Kenyataan sistem kapitalisme, kekayaan dan kesejahteraan akan terus mengalirkan kepada segelintir kecil orang dan juga kepada asing. Inilah realitas bahwa politisi dan penguasa hasil dari sistem kapitalisme itu akan selalu jauh dari spirit mengurus rakyat. Juga menunjukkan dalam sistem ini, hubungan rakyat dengan penguasa selalu dilihat dalam kontek hubungan transaksional, layaknya pembeli dengan pedagang dimana rakyat dianggap dan diposisikan sebagai pembeli dan konsumen sementara penguasa memposisikan diri sebagai pedagang.
Pemberantasan korupsi tidak akan bisa dilakukan total dan tuntas jika sistem politik demokrasi yang sarat biaya tetap dipertahankan dan tidak diganti. Sebab, sistem itulah yang menjadi salah satu akar persoalan korupsi. Karena itu komitmen total pemberantasan korupsi haruslah ditunjukkan dengan meninggalkan sistem politik demokrasi itu dan sistem kapitalisme pada umumnya.
Selamatkan dengan Islam
Setiap masalah pasti ditimbulkan oleh dua hal. Pertama adalah kesalahan pada sistem. Kedua adalah kesalahan pada orang. Kesalahan pada sistem itu harus diatasi dengan menghadirkan sistem yang lebih baik. Itulah yang disebut sistem syariah. Sedangkan kesalahan pada rezim jadi harus menghadirkan rezim yang baik itulah khilafah.

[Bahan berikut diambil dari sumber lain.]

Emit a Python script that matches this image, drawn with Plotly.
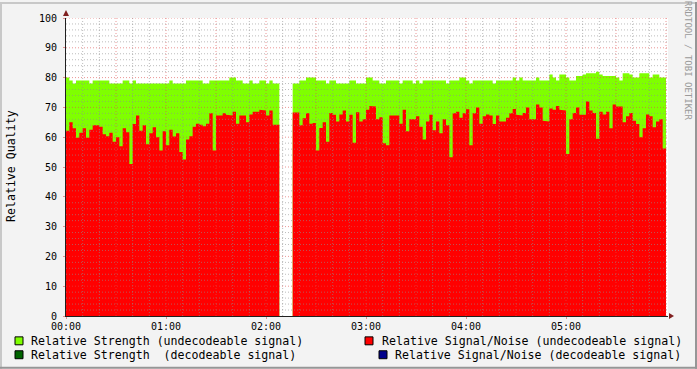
import plotly.graph_objects as go

# ---------------- data ----------------
STEP_MIN = 2  # sample spacing in minutes

# Relative Strength (undecodeable signal) - green area
strength_undecodeable = [
    80, 79, 78, 79, 79, 79, 79, 78, 79, 79,
    79, 79, 79, 78, 78, 78, 78, 79, 79, 78,
    79, 78, 78, 78, 78, 78, 78, 78, 78, 78,
    78, 79, 78, 78, 78, 78, 79, 79, 79, 79,
    79, 78, 78, 79, 79, 79, 79, 79, 79, 80,
    80, 79, 79, 78, 78, 79, 78, 78, 79, 79,
    78, 79, 78, 78, None, None, None, None, 78, 78,
    79, 79, 80, 80, 80, 79, 79, 79, 78, 79,
    79, 78, 78, 78, 78, 79, 79, 78, 78, 78,
    80, 80, 79, 79, 78, 78, 79, 79, 79, 79,
    78, 79, 79, 79, 78, 79, 78, 79, 79, 79,
    79, 79, 79, 79, 78, 79, 79, 79, 80, 80,
    79, 78, 79, 79, 79, 79, 79, 79, 78, 79,
    79, 79, 79, 79, 80, 79, 80, 79, 79, 79,
    79, 80, 79, 79, 79, 81, 80, 79, 81, 81,
    80, 79, 79, 80.5, 80.5, 81, 81.5, 81.5, 81.5, 82,
    81, 80.5, 80.5, 80.5, 80.5, 80, 79, 81.5, 81.5, 81,
    80, 80, 81.5, 81.5, 81.5, 80, 81, 81, 80, 80,
]

# Relative Signal/Noise (undecodeable signal) - red area
snr_undecodeable = [
    62.2, 65, 63, 59.8, 61.5, 63, 59.8, 62.5, 64, 64,
    63.5, 61, 60.3, 61.5, 58.5, 60, 57, 63, 61.7, 51,
    64.4, 67.3, 62.2, 64, 57.6, 61.3, 63.3, 60, 55.5, 62,
    57.3, 62.5, 60.2, 61.3, 55, 52.5, 59.2, 60.3, 63.5, 64.5,
    64.2, 63.7, 64.5, 68, 55.5, 67.3, 67.3, 68, 67.5, 67.3,
    68.5, 64.5, 67.3, 67.3, 65, 67.6, 68.5, 68.5, 69.2, 69,
    67.3, 69, 64.2, 64.2, None, None, None, None, 68.3, 68.3,
    64, 66.4, 68, 64.5, 64.8, 55.5, 63.1, 65, 58.5, 68.1,
    67.5, 65.3, 67.6, 69, 65.3, 67.5, 58.1, 68.4, 65.3, 66,
    69.2, 70.5, 70.3, 66, 66.7, 58, 57.3, 67.3, 67.3, 67.3,
    64.5, 69.2, 62, 66, 66, 67, 63.5, 59.2, 65.3, 67.5,
    62.3, 65.3, 61.3, 66, 64, 53.3, 68, 68.5, 66.5, 68,
    69.4, 57.3, 68, 70, 64.5, 67, 67.6, 67.3, 64.4, 67.3,
    65.3, 65.3, 66.5, 68, 69.5, 67.5, 67.3, 68.1, 70, 66,
    66, 71, 70, 65.5, 65.3, 69.6, 69.2, 70.5, 69.2, 69,
    54.4, 66, 68.1, 70, 67.5, 67.5, 72, 69, 68.1, 59.5,
    68.5, 67.6, 68.5, 63, 71, 70.3, 70.3, 65, 67, 68.1,
    65.5, 64.4, 60, 63, 67.6, 67, 63.3, 65.3, 66, 56.2,
]

tick_minutes = [0, 60, 120, 180, 240, 300]
tick_labels = ["00:00", "01:00", "02:00", "03:00", "04:00", "05:00"]

legend_labels = [
    "Relative Strength (undecodeable signal)",
    "Relative Signal/Noise (undecodeable signal)",
    "Relative Strength  (decodeable signal)",
    "Relative Signal/Noise (decodeable signal)",
]
legend_colors = ["#7FFF00", "#FF0000", "#006400", "#00008B"]

# ---------------- styling ----------------
W, H = 697, 369
L, R, T, B = 66, 668, 16, 316
X_MAX = 361.2
FONT = "DejaVu Sans Mono"
BACK = "#f3f3f3"
GRID = "rgba(143,143,143,0.6)"
MGRID = "rgba(222,79,79,0.6)"
AXIS = "#202020"
ARROW = "#801f1f"

times = [i * STEP_MIN for i in range(len(snr_undecodeable))]


def step_xy(values):
    xs, ys = [], []
    for t, v in zip(times, values):
        h = 0 if v is None else v
        xs += [t, t + STEP_MIN]
        ys += [h, h]
    return xs, ys


def px(x):
    return (x - L) / (R - L)


def py(y):
    return (B - y) / (B - T)


fig = go.Figure()
for vals, col, name in [(strength_undecodeable, legend_colors[0], legend_labels[0]),
                        (snr_undecodeable, legend_colors[1], legend_labels[1])]:
    xs, ys = step_xy(vals)
    fig.add_trace(go.Scatter(x=xs, y=ys, mode="lines", line=dict(width=0, color=col),
                             fill="tozeroy", fillcolor=col, name=name,
                             showlegend=False, hoverinfo="skip"))

shapes = []
# grid above data (rrdtool style)
for m in range(10, int(X_MAX) + 1, 10):
    shapes.append(dict(type="line", xref="x", yref="y", x0=m, x1=m, y0=0, y1=100,
                       layer="above",
                       line=dict(color=MGRID if m % 30 == 0 else GRID, width=1, dash="1px,2px")))
for v in range(2, 101, 2):
    shapes.append(dict(type="line", xref="x", yref="y", x0=0, x1=X_MAX, y0=v, y1=v,
                       layer="above",
                       line=dict(color=MGRID if v % 10 == 0 else GRID, width=1, dash="1px,2px")))
# axis arrows
shapes.append(dict(type="path", xref="paper", yref="paper", xsizemode="pixel", ysizemode="pixel",
                   xanchor=0, yanchor=1, path="M-3,2 L3,2 L0,8 Z",
                   fillcolor=ARROW, line=dict(width=0), layer="above"))
shapes.append(dict(type="path", xref="paper", yref="paper", xsizemode="pixel", ysizemode="pixel",
                   xanchor=1, yanchor=0, path="M1,-3 L1,3 L6,0 Z",
                   fillcolor=ARROW, line=dict(width=0), layer="above"))
# frame bevel
shapes += [
    dict(type="rect", xref="paper", yref="paper", x0=px(0), x1=px(W), y0=py(0), y1=py(2),
         fillcolor="#c8c8c8", line=dict(width=0), layer="below"),
    dict(type="rect", xref="paper", yref="paper", x0=px(0), x1=px(2), y0=py(0), y1=py(H),
         fillcolor="#c8c8c8", line=dict(width=0), layer="below"),
    dict(type="rect", xref="paper", yref="paper", x0=px(0), x1=px(W), y0=py(H - 2), y1=py(H),
         fillcolor="#969696", line=dict(width=0), layer="below"),
    dict(type="rect", xref="paper", yref="paper", x0=px(W - 2), x1=px(W), y0=py(0), y1=py(H),
         fillcolor="#969696", line=dict(width=0), layer="below"),
]

# legend (rrdtool style, two columns)
legend_pos = [  # (box_left, box_top, text_left)
    (15, 337, 29),
    (365, 337, 380),
    (15, 351, 29),
    (379, 351, 393),
]
annotations = []
for lab, col, (bx, by, tx) in zip(legend_labels, legend_colors, legend_pos):
    shapes.append(dict(type="rect", xref="paper", yref="paper",
                       x0=px(bx), x1=px(bx + 8), y0=py(by), y1=py(by + 8),
                       fillcolor=col, line=dict(color="#000000", width=1), layer="above"))
    annotations.append(dict(text=lab, xref="paper", yref="paper", x=px(tx), y=py(by + 4),
                            xanchor="left", yanchor="middle", showarrow=False,
                            font=dict(family=FONT, size=11.6, color="#000000")))

annotations.append(dict(text="Relative Quality", xref="paper", yref="paper",
                        x=px(11), y=py(165), textangle=-90, xanchor="center", yanchor="middle",
                        showarrow=False, font=dict(family=FONT, size=11.6, color="#000000")))
annotations.append(dict(text="RRDTOOL / TOBI OETIKER", xref="paper", yref="paper",
                        x=px(688), y=py(59), textangle=90, xanchor="center", yanchor="middle",
                        showarrow=False, font=dict(family=FONT, size=9, color="#9a9a9a")))

fig.update_layout(
    width=W, height=H,
    margin=dict(l=L, r=W - R, t=T, b=H - B, pad=0),
    paper_bgcolor=BACK, plot_bgcolor="#ffffff",
    showlegend=False,
    shapes=shapes, annotations=annotations,
    xaxis=dict(range=[0, X_MAX], tickvals=tick_minutes, ticktext=tick_labels,
               showgrid=False, zeroline=False, showline=True, linecolor=AXIS, linewidth=1,
               ticks="outside", ticklen=2, tickcolor=MGRID, ticklabelstandoff=-1,
               tickfont=dict(family=FONT, size=10, color="#000000"), layer="above traces"),
    yaxis=dict(range=[0, 100], tickvals=list(range(0, 101, 10)),
               showgrid=False, zeroline=False, showline=True, linecolor=AXIS, linewidth=1,
               ticks="outside", ticklen=2, tickcolor=MGRID, ticklabelstandoff=4,
               tickfont=dict(family=FONT, size=10, color="#000000"), layer="above traces"),
)

fig.write_html("out.html", config={"displayModeBar": False},
               post_script="document.body.style.margin='0';")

Kini telah jelas bahwa demokrasi melahirkan para pemimpin bermental korup, zalim, dan rakus. Demokrasi telah membiasakan para penguasanya untuk gemar berbuat curang, menerima suap, korupsi, dan melakukan kolusi yang merugikan rakyat, padahal Allah dan RasulNya telah mengharamkan perbuatan tersebut. Sesungguhnya kerusakan penguasa dan pemerintahan yang sekarang ada bukanlah sekadar disebabkan bejatnya moral para pemimpin, tapi karena kebusukan sistemnya. Sudah seharusnya umat mencampakkan sistem industri politik demokrasi dan menggantinya dengan sistem yang diridhai Allah dan Rasul-Nya, yang menjamin keberkahan hidup di dunia dan akhirat.